5 Steps for Sustaining Board Performance

Corporate board performance, and board governance, are experiencing more scrutiny today than ever before. Whether it’s by activist shareholders, proxy advisors or government regulators, each has their own agenda and set of recommendations for improvement or change.

Today’s aggressive environments mean boards must consider ways in which they can improve their performance and company outcomes. In doing so, it is important to remember the following:

  • Boards can’t run the company (nose in—fingers out)
  • Their most important responsibility is to ensure the right CEO is running the company; and
  • An effective practice that works for one board might not work for another

All of that said, our experience suggests that the following 5 practices result in better outcomes.

1. Sustain a productive board culture. It’s hard work, but it’s imperative that boards develop and maintain a constructive chemistry—what we refer to as “collegial candor,” to interact in an open, candid and productive way with each other, the CEO and the leadership team.

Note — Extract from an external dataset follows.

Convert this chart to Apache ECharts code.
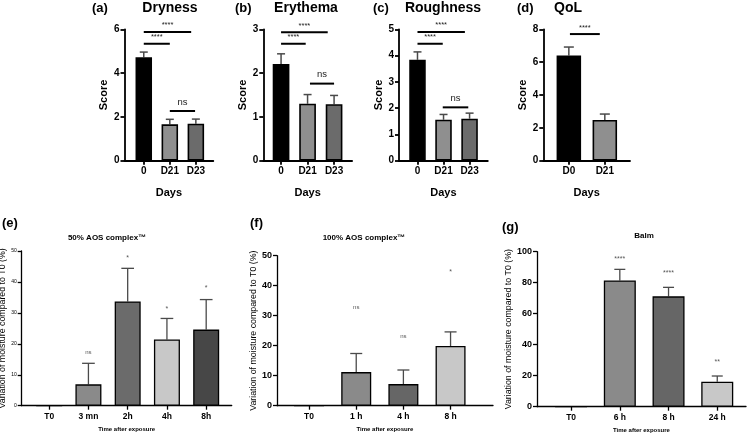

2. Fostering effective independent-director and CEO interaction. Although not required, the independent directors should meet alone with the CEO, either at breakfast or a dinner, as part of each board meeting to ensure that all issues and concerns are on the table and addressed.

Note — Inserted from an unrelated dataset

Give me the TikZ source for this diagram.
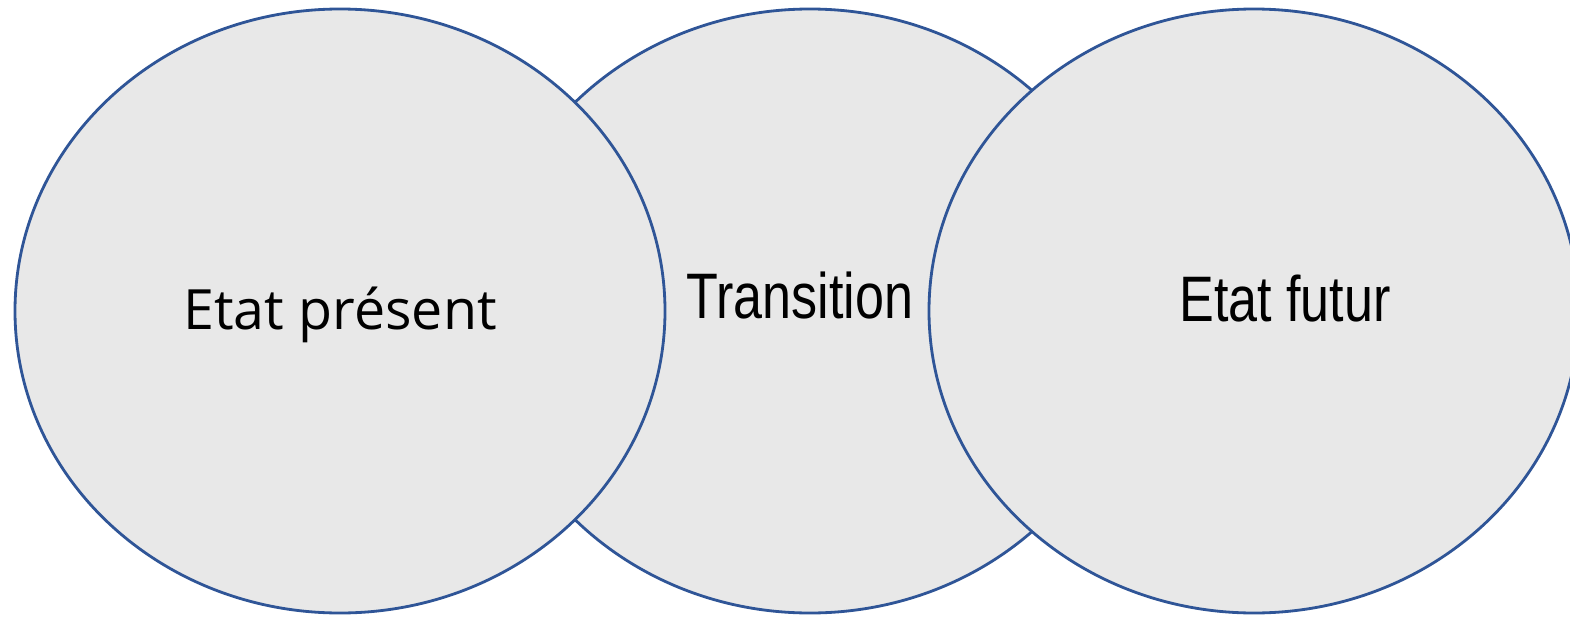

3. Spend time with the management team and get out of the board room. Working with the CEO, ensure there are multiple and ongoing opportunities for directors to interact with members of the management team below the CEO and his or her direct reports. (It’s an opportunity to meet the next generation of leadership and hopefully get a clearer sense of what’s actually taking place within the company).

4. Conduct constructive meetings of the independent directors. Assure there are open, thoughtful and candid meetings among the independent directors as part of every formal board meeting to ensure there aren’t any hidden concerns or unaddressed issues.

5. Maintain a meaningful CEO succession planning process. Since selection of the CEO is the board’s most important responsibility, there must be a robust, well-designed management development and succession planning process in place annually presented to the full board.

There are numerous other factors to consider when improving board engagement and effectiveness. Attention to often-overlooked nuances, such as the quality of communication from the CEO to the board in between formal board meetings, and even the board meeting schedule itself, will help ensure there is adequate and sufficient time to address the company’s strategy and overall implementation. When CEOs and directors take the necessary steps outlined above to ensure a thoughtful approach to working together, higher levels of engagement and performance will result.